For CPOL = 1, the clock idles at logic high. If CPHA = 0, data are read on the falling edge and change on the rising edge of SCK. If CPHA = 1, data are read on the rising edge and change on the falling edge of SCK.
Isolated SPI Bus
The propagation delay of standard SPI configurations presents only a fraction of the clock pulse width. Implementing isolation, however, adds a significant amount of prop-delay to the interface timing (Fig. 3). The only way to make this circuit work is through a drastic reduction in clock frequency and, thus, in data throughput.
Let’s assume that at time X the rising clock edge starts the interface timing and both clock and transmit data from the master arrive equally delayed by the isolator prop-delay at the slave at t = x + tP. Then, after the response time, tRSP, the slave sends its data toward the master, where the receive data also experience a delay through the isolator. Thus, the total delay between the initial clock edge and the receive data is approximately twice the isolator propagation delay (Fig. 4):
tD = 2 • tP + tRSP
Therefore, at high clock rates the synchronicity between clock and receive data is lost. While the slave will still be able to sample the transmit data at the correct time, the master is sampling the receive data at the wrong time. Hence, the loss of synchronicity means loss of data and an increase in bit errors.
One way to maintain synchronicity is the drastic reduction in clock rate until the clock pulse width is extended to approximately twice the propagation delay. To give an example: for a 150-Mbits/s high-speed digital isolator such as the ISO7231M operating at 3.3-V supplies, the maximum prop-delay is 34 ns, which demands a minimum clock pulse width of T/2 = 2 x 34 ns = 68 ns.

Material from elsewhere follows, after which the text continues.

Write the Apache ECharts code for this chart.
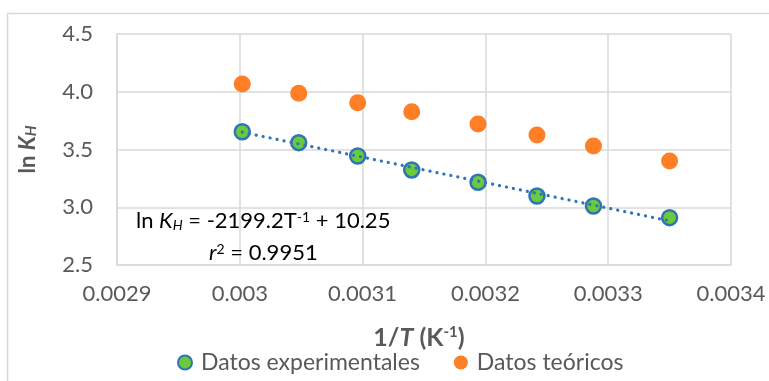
<!DOCTYPE html>
<html>
<head>
<meta charset="utf-8">
<script src="https://cdn.jsdelivr.net/npm/echarts@6/dist/echarts.min.js"></script>
<style>html,body{margin:0;padding:0;background:#fff;}#c{width:769px;height:381px;}</style>
</head>
<body>
<div id="c"></div>
<script>
// Data
var invT = [0.003002, 0.003048, 0.003096, 0.003140, 0.003194, 0.003242, 0.003288, 0.003350];
var lnKexp = [3.654, 3.559, 3.444, 3.323, 3.216, 3.097, 3.011, 2.910];
var lnKteo = [4.067, 3.987, 3.905, 3.827, 3.721, 3.626, 3.530, 3.400];
var trendX = [0.003002, 0.003350];
var trendY = [3.650, 2.882];
var seriesNames = ['Datos experimentales', 'Datos teóricos'];
var xTicks = {min: 0.0029, max: 0.0034, interval: 0.0001};
var yTicks = {min: 2.5, max: 4.5, interval: 0.5};

function pairs(xs, ys){ return xs.map(function(x,i){ return [x, ys[i]]; }); }

var FONT = 'Lato';
var GRAY = '#595959';
var chart = echarts.init(document.getElementById('c'), null, {renderer:'canvas'});
chart.setOption({
  animation: false,
  backgroundColor: '#fff',
  textStyle: {fontFamily: FONT},
  grid: {left: 117, top: 34, right: 38, bottom: 116, containLabel: false},
  xAxis: {
    type: 'value', min: xTicks.min, max: xTicks.max, interval: xTicks.interval,
    axisLine: {show: true, lineStyle: {color: '#d9d9d9', width: 1.5}},
    axisTick: {show: false},
    splitLine: {show: true, lineStyle: {color: '#d9d9d9', width: 1.5}},
    axisLabel: {color: GRAY, fontSize: 22, fontFamily: FONT, margin: 18,
      formatter: function(v){ return String(parseFloat((+v).toFixed(5))); }},
    name: '{b|1/}{bi|T}{b| (K}{sup|-1}{b|)}',
    nameLocation: 'middle', nameGap: 60,
    nameTextStyle: {padding: [0, 10, 0, 0], rich: {
      b: {fontSize: 25, fontWeight: 'bold', color: GRAY, fontFamily: FONT},
      bi: {fontSize: 25, fontWeight: 'bold', fontStyle: 'italic', color: GRAY, fontFamily: FONT},
      sup: {fontSize: 15, fontWeight: 'bold', color: GRAY, fontFamily: FONT, verticalAlign: 'top'}
    }}
  },
  yAxis: {
    type: 'value', min: yTicks.min, max: yTicks.max, interval: yTicks.interval,
    axisLine: {show: true, lineStyle: {color: '#d9d9d9', width: 1.5}},
    axisTick: {show: false},
    splitLine: {show: true, lineStyle: {color: '#d9d9d9', width: 1.5}},
    axisLabel: {color: GRAY, fontSize: 22, fontFamily: FONT, margin: 24,
      formatter: function(v){ return (+v).toFixed(1); }},
    name: '{b|ln }{bi|K}{sub|H}',
    nameLocation: 'middle', nameGap: 78, nameRotate: 90,
    nameTextStyle: {rich: {
      b: {fontSize: 22, fontWeight: 'bold', color: GRAY, fontFamily: FONT},
      bi: {fontSize: 22, fontWeight: 'bold', fontStyle: 'italic', color: GRAY, fontFamily: FONT},
      sub: {fontSize: 15, fontWeight: 'bold', fontStyle: 'italic', color: GRAY, fontFamily: FONT, verticalAlign: 'bottom'}
    }}
  },
  legend: {
    data: seriesNames,
    left: 172, top: 346,
    itemWidth: 14, itemHeight: 14, itemGap: 34,
    icon: 'circle',
    textStyle: {color: GRAY, fontSize: 23, fontFamily: FONT, padding: [0,0,0,4]}
  },
  series: [
    {
      name: seriesNames[0], type: 'scatter', data: pairs(invT, lnKexp),
      symbol: 'circle', symbolSize: 15, z: 3,
      itemStyle: {color: '#6BC93D', borderColor: '#2E75B6', borderWidth: 2.5, opacity: 1}
    },
    {
      name: seriesNames[1], type: 'scatter', data: pairs(invT, lnKteo),
      symbol: 'circle', symbolSize: 17, z: 3,
      itemStyle: {color: '#FF7F27', opacity: 1}
    },
    {
      name: 'Tendencia', type: 'line', data: pairs(trendX, trendY),
      showSymbol: false, symbol: 'none', z: 5, silent: true,
      lineStyle: {color: '#2E75B6', width: 3.2, type: [0.1, 7], cap: 'round'}
    }
  ],
  graphic: [
    {type: 'rect', silent: true, z: -1, shape: {x: 7.5, y: 13.5, width: 800, height: 400},
     style: {fill: 'none', stroke: '#d9d9d9', lineWidth: 1.5}},
    {type: 'text', left: 136, top: 210, z: 10,
     style: {text: '{n|ln }{i|K}{sub|H}{n| = -2199.2T}{sup|-1}{n| + 10.25}',
       rich: {
         n: {fontSize: 22, color: GRAY, fontFamily: FONT},
         i: {fontSize: 22, fontStyle: 'italic', color: GRAY, fontFamily: FONT},
         sub: {fontSize: 14, fontStyle: 'italic', color: GRAY, fontFamily: FONT, verticalAlign: 'bottom'},
         sup: {fontSize: 14, color: GRAY, fontFamily: FONT, verticalAlign: 'top'}
       }}},
    {type: 'text', left: 209, top: 242, z: 10,
     style: {text: '{i|r}{sup|2}{n| = 0.9951}',
       rich: {
         n: {fontSize: 22, color: GRAY, fontFamily: FONT},
         i: {fontSize: 22, fontStyle: 'italic', color: GRAY, fontFamily: FONT},
         sup: {fontSize: 14, color: GRAY, fontFamily: FONT, verticalAlign: 'top'}
       }}}
  ]
});
</script>
</body>
</html>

In the case of a 50% duty cycle, this pulse width translates to a clock period of 136 ns or a 7.35-MHz clock. Unfortunately, this level of transmission speed totally underutilizes the capabilities of a high-speed isolator. Another method to fully utilize the isolator’s maximum speed capability is the clock loopback method.
Isolated SPI Bus With Clock Loopback
To communicate with SPI peripherals at high speed and/or across long distances, it is necessary to compensate for the propagation delay of the data link. The most commonly applied method is to loop back the master clock via a separate data line, which resembles the receive clock to provide synchronicity for the receive data sent by the slave (Fig. 5).
In transmit direction, the data sent by the master stay in synch with the master clock and can be easily read by the slave. In the opposite or receive direction, data sent by the slave traverse synchronously with the looped-back clock as both experience the same prop-delay through the isolator (Fig. 6).
Because both data streams, in transmit and receive, now possess their own clock to which they run synchronously, the data link is independent of propagation delay and clock speed and allows for maximum speed utilization.
A key requirement of this approach is that the master controller must provide two SPI ports, one of which is programmed in master mode, while the other is programmed in slave mode. Most modern microcontrollers satisfy this requirement by providing two, three, and four SPI ports on a single chip with frequencies well above 20 MHz
However, FPGAs allow for significantly higher clock rates, such as 50 MHz to 100 MHz. This type of speed is commonly required in digital I/O modules with high channel counts where multiple SPIs work in a daisy-chain configuration and fast serial speed is imperative.
SPI is a synchronous, full duplex interface. When confronted with high-speed requirements and long propagation delays, caused by digital isolators or long transmission links, apply the clock-loopback method to ensure reliable interface operation.